The municipality would forfeit any
back taxes in exchange for a tax stream going forward. Funds could be returned
to the municipality if there is any excess of sale price over cleanup,
insurance, and administrative costs.
Priority of cleanup would have to
be balanced among parallel concerns and virtues. Imminent human health risk
conditions and ecological impacts would have to be priority sites, tempered by
proposed reuse plans that would trigger other benefits. The new tax stream
would help many people receive services that may not otherwise be furnished. The
criteria for ranking priorities of response would have to be worked out among
many stakeholders. Some sites may receive interim measures to contain a
condition rather than clean it. The other virtues of new jobs and blight
reduction as well as remediation may be the preeminent drivers.

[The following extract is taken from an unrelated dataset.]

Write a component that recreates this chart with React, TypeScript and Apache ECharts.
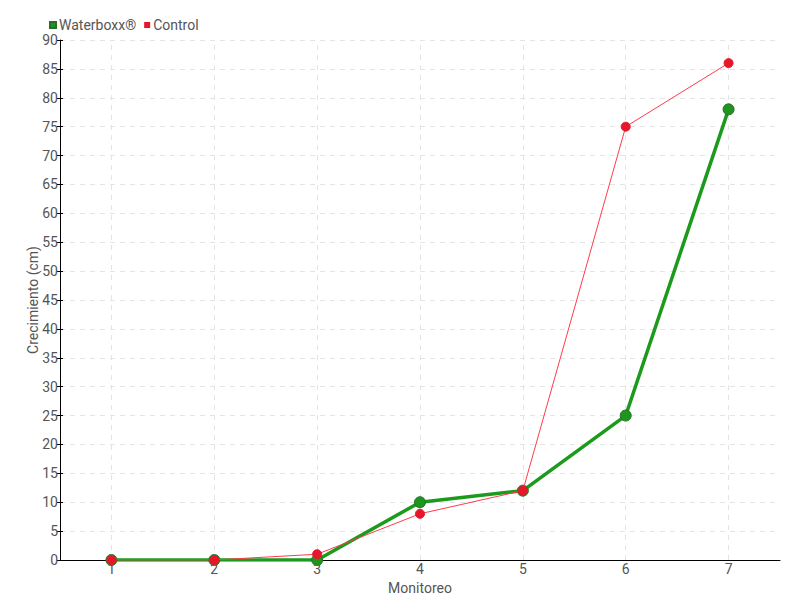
import React, { useEffect, useRef } from "react";
import * as echarts from "echarts";

const categories = ["1", "2", "3", "4", "5", "6", "7"];
const waterboxx = [0, 0, 0, 10, 12, 25, 78];
const control = [0, 0, 1, 8, 12, 75, 86];

const FONT = "Roboto, 'DejaVu Sans', sans-serif";
const GRID_COLOR = "#e4e4e4";

export default function App() {
  const ref = useRef<HTMLDivElement>(null);
  useEffect(() => {
    const chart = echarts.init(ref.current!, undefined, { renderer: "svg" });
    chart.setOption({
      animation: false,
      textStyle: { fontFamily: FONT },
      legend: {
        left: 44,
        top: 13,
        itemWidth: 6,
        itemHeight: 6,
        itemGap: 8,
        icon: "rect",
        textStyle: { color: "#555", fontSize: 14, fontFamily: FONT, padding: [0, 0, 0, -2] },
        data: ["Waterboxx®", "Control"],
      },
      grid: { left: 60, right: 20, top: 40, bottom: 40 },
      xAxis: {
        type: "category",
        data: categories,
        boundaryGap: true,
        name: "Monitoreo",
        nameLocation: "middle",
        nameGap: 15,
        nameTextStyle: { color: "#555", fontSize: 14, fontFamily: FONT },
        axisLine: { lineStyle: { color: "#000", width: 1 } },
        axisTick: { show: false },
        axisLabel: { color: "#555", fontSize: 14, margin: 2, fontFamily: FONT },
        splitLine: { show: false },
      },
      yAxis: [
        {
          type: "value",
          min: 0,
          max: 90,
          interval: 5,
          name: "Crecimiento (cm)",
          nameLocation: "middle",
          nameGap: 20,
          nameMoveOverlap: false,
          nameTextStyle: { color: "#555", fontSize: 14, fontFamily: FONT },
          axisLine: { show: true, lineStyle: { color: "#000", width: 1 } },
          axisTick: { show: true, length: 3, lineStyle: { color: "#000" } },
          axisLabel: { color: "#555", fontSize: 14, margin: 2, fontFamily: FONT },
          splitLine: { show: true, lineStyle: { color: GRID_COLOR, type: [5, 5] } },
        },
        {
          type: "value",
          position: "left",
          offset: 0,
          min: 0,
          max: 90,
          interval: 5,
          axisLine: { show: false },
          axisTick: { show: true, inside: true, length: 3, lineStyle: { color: "#000" } },
          axisLabel: { show: false },
          splitLine: { show: false },
        },
      ],
      series: [
        {
          name: "grid-x",
          type: "line",
          data: [],
          silent: true,
          z: 0,
          markLine: {
            silent: true,
            z: 0,
            symbol: "none",
            label: { show: false },
            lineStyle: { color: GRID_COLOR, type: [5, 5], width: 1 },
            data: categories.map((c) => ({ xAxis: c })),
          },
        },
        {
          name: "Waterboxx®",
          type: "line",
          z: 3,
          data: waterboxx,
          symbol: "circle",
          symbolSize: 11,
          itemStyle: { color: "#1c961c", borderColor: "#2a6e2a", borderWidth: 1 },
          lineStyle: { color: "#1c9a1c", width: 3.5 },
        },
        {
          name: "Control",
          type: "line",
          z: 4,
          data: control,
          symbol: "circle",
          symbolSize: 9,
          itemStyle: { color: "#e8162a", borderColor: "#e8162a" },
          lineStyle: { color: "#ff3b4d", width: 1 },
        },
      ],
    });
    return () => chart.dispose();
  }, []);
  return <div ref={ref} style={{ width: 800, height: 600, position: "absolute", left: 0, top: 0 }} />;
}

Initial funding of the trust could
come from a tax on the closing of all real estate transactions. It seems fair
to make the levy universal because that is the social effect of these sites. Their
presence brings down adjacent property values; their market unavailability puts
pressure on open space for development; they deny municipalities needed taxes. Their
contributions to unhealthy conditions impact people and care systems, and their
blight shames and depresses us all.
There may be arguments against
including some sites. Some sites are a legacy of inadequate enforcement, resulted
from corporate or personal malfeasance, or predate best management practices
and regulations. Whatever the reasons, the sites should be put in the trust
because in is unconscionable to leave them as they are. It is poor economic and
ecological stewardship to leave them alone. These sites are usually near some
developed infrastructure, which, with some upgrades, could be more economical
than bonding to build new roads and developments in continuing sprawl. There is
the logic of infill development, smart growth, and the redress of environmental
injustice. The rationale that makes brownfields reinvestment a good practice
applies here, too. These are just the more extreme cases, the orphaned sites. It
is time to bring them in from the cold and embrace them.